To create a one-page business plan from scratch, state what the business sells or what services it provides, who the target customers are, how the business fills a need, the plan for publicizing it, and how it makes money. It should also include obstacles, risks and issues. A business plan template provides an outline where you can just fill in the blanks or answer the questions to develop the plan. Free templates are available on BusinessNewsDaily.com and SCORE.org.
A multi-page business plan has a cover page with the document title, which can be "Business Plan," the names of the business and owners, the address and contact information. If it is longer than a few pages, it normally has a table of contents.
The plan itself starts with a summary about the business, called an executive summary. Next comes a more in-depth description of the business itself, including a mission statement or statement of purpose.
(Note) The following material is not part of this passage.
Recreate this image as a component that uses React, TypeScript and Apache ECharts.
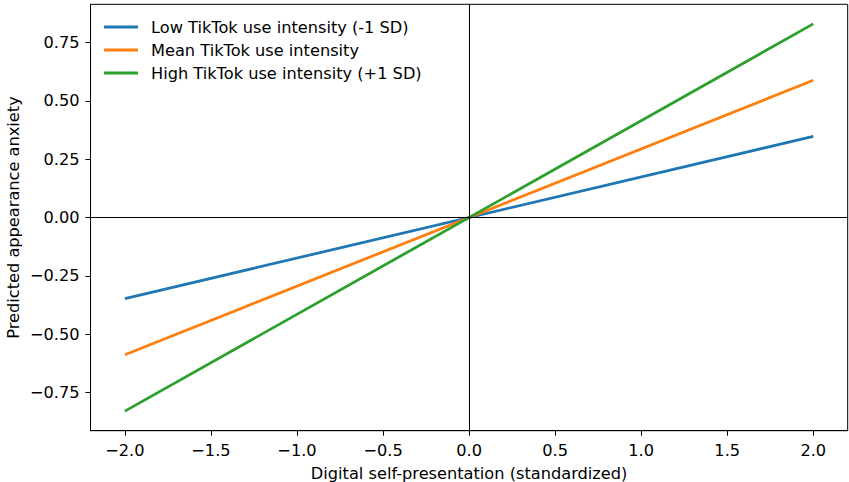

The company's goals and objectives, business philosophy or approach, intended customer or market segment, and the industry are parts of this section. The strengths that make the company competitive are discussed here.
A description of products and services comes next, along with an explanation of why they are unique or competitive and the pricing or fee structure.
A marketing plan includes marketing research, industry facts, trends and growth potential. Barriers to entry and risks form part of this section, as do distribution channels.
The operations section covers daily activities such as product development, inventory, staffing, customer service and quality control.
Lenders and investors are especially interested in the financial sections of the business plan. This includes the owner's personal financial statements, startup expenses and capitalization, accounts payable and accounts receivable. A 12-month profit-and-loss projection and a cash flow statement are almost always requirements for obtaining funding.